Firm Settles FINRA Charges for Market Access Rule Failures
A firm settled FINRA charges for failing to establish and maintain a system of risk management controls to prevent the entry of erroneous orders for its "low touch" and "high touch" order flows.
According to the AWC, the firm’s Single-Order Quantity and Single-Order Notional Value ("SONV") controls were not reasonably designed to manage financial and regulatory risks. FINRA found the firm set thresholds that were too high to prevent significant adverse market impact. FINRA stated that the firm also failed to document the rationale for these thresholds or for its price deviation controls, which were set at or above industry-wide execution guidelines without justification.
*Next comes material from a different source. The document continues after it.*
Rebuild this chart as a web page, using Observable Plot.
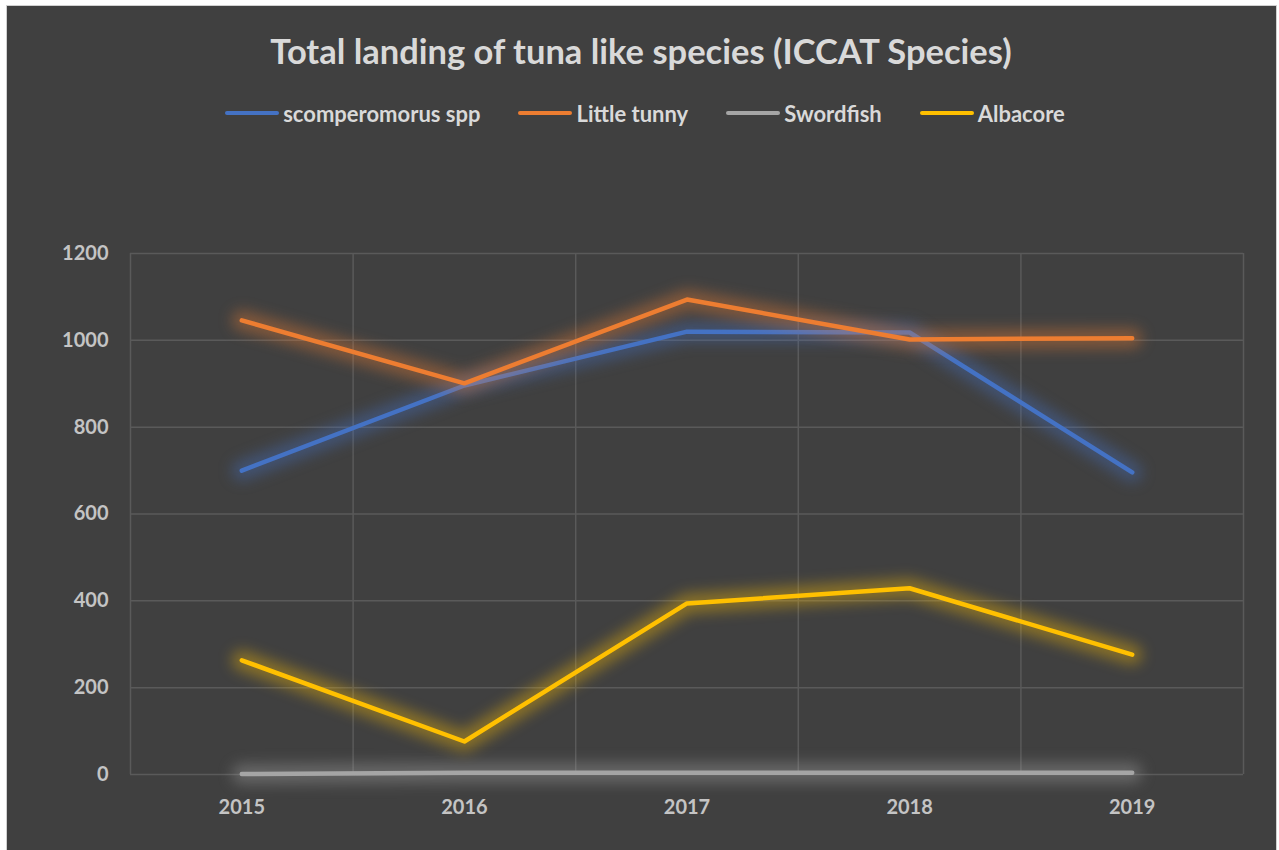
<!DOCTYPE html>
<html>
<head>
<meta charset="utf-8">
<script src="https://cdn.jsdelivr.net/npm/d3@7"></script>
<script src="https://cdn.jsdelivr.net/npm/@observablehq/plot@0.6"></script>
<style>
  html, body { margin: 0; padding: 0; background: #ffffff; }
  body { width: 1279px; height: 850px; overflow: hidden; position: relative; font-family: Lato, "Open Sans", sans-serif; }
  #frame { position: absolute; left: 6px; top: 5px; width: 1271px; height: 850px; background: #404040; border: 1px solid #d0d0d0; box-sizing: border-box; }
  #title { position: absolute; left: 0; top: 28px; width: 1282px; height: 46px; line-height: 46px; text-align: center; color: #d9d9d9; font-size: 34.5px; font-weight: bold; }
  #legend { position: absolute; left: 0; top: 100px; width: 1290px; height: 26px; display: flex; justify-content: center; align-items: center; color: #d9d9d9; font-size: 22px; font-weight: bold; }
  .item { display: flex; align-items: center; margin: 0 19px; }
  .swatch { width: 54px; height: 4px; border-radius: 2px; margin-right: 4px; }
  #chart { position: absolute; left: 0; top: 230px; }
</style>
</head>
<body>
<div id="frame"></div>
<div id="title">Total landing of tuna like species (ICCAT Species)</div>
<div id="legend"></div>
<div id="chart"></div>
<script>
const years = [2015, 2016, 2017, 2018, 2019];
const seriesNames = ["scomperomorus spp", "Little tunny", "Swordfish", "Albacore"];
const scomperomorus = [700, 896, 1020, 1018, 696];
const littleTunny = [1046, 901, 1094, 1002, 1005];
const swordfish = [1, 4, 4, 4, 4];
const albacore = [263, 76, 394, 429, 276];
const seriesColors = ["#4472C4", "#ED7D31", "#A5A5A5", "#FFC000"];
const yTicks = [0, 200, 400, 600, 800, 1000, 1200];

const seriesValues = [scomperomorus, littleTunny, swordfish, albacore];
const rows = [];
seriesValues.forEach((vals, i) => vals.forEach((v, j) => rows.push({series: seriesNames[i], year: years[j], value: v})));
const bounds = [...years.map(y => y - 0.5), years[years.length - 1] + 0.5];

// legend
const legend = document.getElementById("legend");
seriesNames.forEach((name, i) => {
  const item = document.createElement("div");
  item.className = "item";
  const sw = document.createElement("span");
  sw.className = "swatch";
  sw.style.background = seriesColors[i];
  const tx = document.createElement("span");
  tx.textContent = name;
  item.appendChild(sw); item.appendChild(tx);
  legend.appendChild(item);
});

const seriesMarks = [];
seriesNames.forEach(name => {
  const d = rows.filter(r => r.series === name);
  seriesMarks.push(Plot.line(d, {x: "year", y: "value", stroke: "series", strokeWidth: 20, strokeOpacity: 0.38, strokeLinecap: "round", strokeLinejoin: "round"}));
  seriesMarks.push(Plot.line(d, {x: "year", y: "value", stroke: "series", strokeWidth: 4.5, strokeLinecap: "round", strokeLinejoin: "round"}));
});

const chart = Plot.plot({
  width: 1279,
  height: 620,
  marginLeft: 130,
  marginRight: 36,
  marginTop: 23,
  marginBottom: 76,
  style: {background: "transparent", color: "#c4c4c4", fontFamily: "Lato, 'Open Sans', sans-serif", fontSize: "20px", fontWeight: "bold", overflow: "visible"},
  x: {domain: [2014.5, 2019.5], ticks: years, tickFormat: d => String(d), tickSize: 0, tickPadding: 25, label: null},
  y: {domain: [0, 1200], ticks: yTicks, tickFormat: d => String(d), tickSize: 0, tickPadding: 22, label: null},
  color: {domain: seriesNames, range: seriesColors},
  marks: [
    Plot.ruleY(yTicks, {stroke: "#5a5a5a", strokeWidth: 1.5}),
    Plot.ruleX(bounds, {stroke: "#5a5a5a", strokeWidth: 1.5}),
    ...seriesMarks
  ]
});
document.getElementById("chart").appendChild(chart);

// soften the halo lines into a glow
const lineGroups = chart.querySelectorAll('g[aria-label="line"]');
lineGroups.forEach((g, i) => { if (i % 2 === 0) g.style.filter = "blur(7px)"; });
</script>
</body>
</html>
In addition, FINRA found that the firm failed to conduct required annual reviews and maintain adequate written supervisory procedures. Consequently, the firm’s annual CEO certifications failed to include required statements confirming compliance with the Market Access Rule (15c3-5 "Risk management controls for brokers or dealers with market access").
FINRA concluded that the firm violated SEA Section 15(c)(3) ("Registration and regulation of brokers and dealers"), SEA Rule 15c3-5, and FINRA Rules 2010 ("Standards of Commercial Honor and Principles of Trade") and 3110 ("Supervision").
The firm agreed to (i) a censure, (ii) a $75,000 fine, and (iii) an undertaking to remediate these issues within 60 days.